Output Specifications

The output_specs section of an ACON is relatively similar to the input_specs section, but of course focusing on how to write the results of the algorithm, instead of specifying the input for the algorithm, hence the name output_specs (output specifications). More information about OutputSpec.

Relevant notes
  • Respect the supported write types and output formats.
  • One of the most relevant options to specify in the options parameter is the checkpoint_location when in streaming read mode, because that location will be responsible for storing which data you already read and transformed from the source, when the source is a Spark Streaming compatible source (e.g., Kafka or S3 files).

Terminate Specifications

The terminate_specs section of the ACON is responsible for some "wrapping up" activities like optimising a table, vacuuming old files in a delta table, etc. With time the list of available terminators will likely increase (e.g., reconciliation processes), but for now we have the following terminators. This stage is fully optional, you can omit it from the ACON. The most relevant now in the context of the lakehouse initiative are the following:

More information about TerminatorSpec.

Execution Environment

In the exec_env section of the ACON you can pass any Spark Session configuration that you want to define for the execution of your algorithm. This is basically just a JSON structure that takes in any Spark Session property, so no custom lakehouse engine logic. This stage is fully optional, you can omit it from the ACON.

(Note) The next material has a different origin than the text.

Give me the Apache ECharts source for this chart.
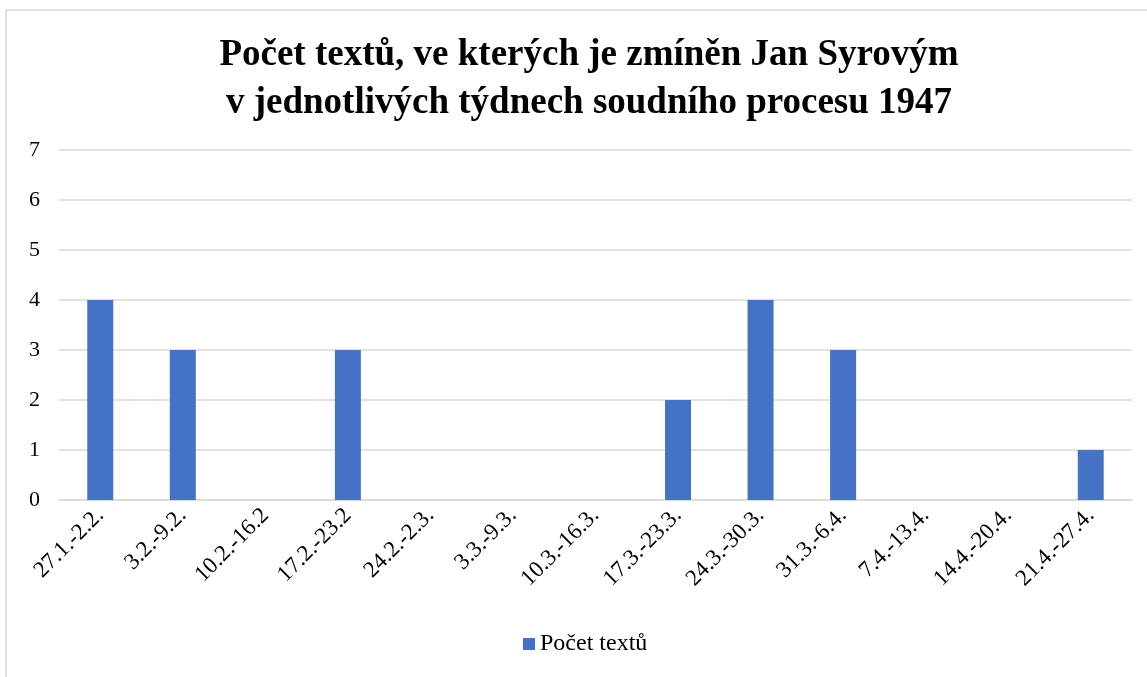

Please be aware that Spark Session configurations that are not allowed to be changed when the Spark cluster is already running need to be passed in the configuration of the job/cluster that runs this algorithm, not here in this section. This section only accepts Spark Session configs that can be changed in runtime. Whenever you introduce an option make sure that it takes effect during runtime, as to the best of our knowledge there's no list of allowed Spark properties to be changed after the cluster is already running. Moreover, typically Spark algorithms fail if you try to modify a config that can only be set up before the cluster is running.